Tidak pernah terbayang di benakku betapa hebatnya Allah memberi nikmat yang begitu hebat di tahun 2017 ini. Sesuatu yang tidak pernah terbesit sedikitpun, tidak ada dalam daftar resolusi sama sekali. Mulai dari membulatkan tekad untuk hijrah domain blog ke .com, perdana naik pesawat hingga keajaiban lain yang melengkapi.
Bagaimana akhirnya aku bisa mengunjungi Aceh? tak terlepas dari #BerkahNgeblog. Aku berkesempatan menjadi juara satu lomba blog dari Astra regional Medan. Selain laptop dan uang saku, aku mendapat kesempatan berkunjung ke Aceh dalam rangka melihat bagaimana proses Rumah Tiram yang merupakan pemenang Satu Indonesia Awards anugerah PT. Astra Internasional, Tbk.
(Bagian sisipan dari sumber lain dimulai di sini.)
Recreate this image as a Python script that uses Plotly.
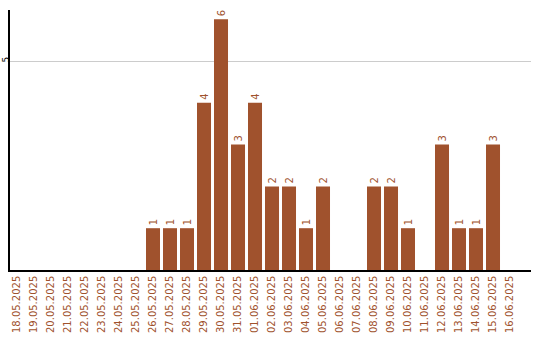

Baca Juga: Mencari Tahu Cara Unik Budidaya Tiram di KBA Aceh
2004 lalu, aku hanya bisa meratap melihat Kota Serambi Mekah Aceh diporak-porandakan oleh Gempa dan Tsunami. Peringatan yang luar biasa dari Allah, agar kita senantiasa mengingat-Nya. Dan di tahun 2017 ini aku bisa melihat langsung bagaimana kota Aceh setelah berbenah. Atas kunjungan ke Aceh ini pula akhirnya aku bisa merasakan bagaimana duduk di atas pesawat, sendirian di boarding pass hehe *norak* motret tiket lalu update di stories WA, rasa-rasanya semua orang pasti merasakan kenorakan untuk hal-hal yang pertama kali ia lakukan.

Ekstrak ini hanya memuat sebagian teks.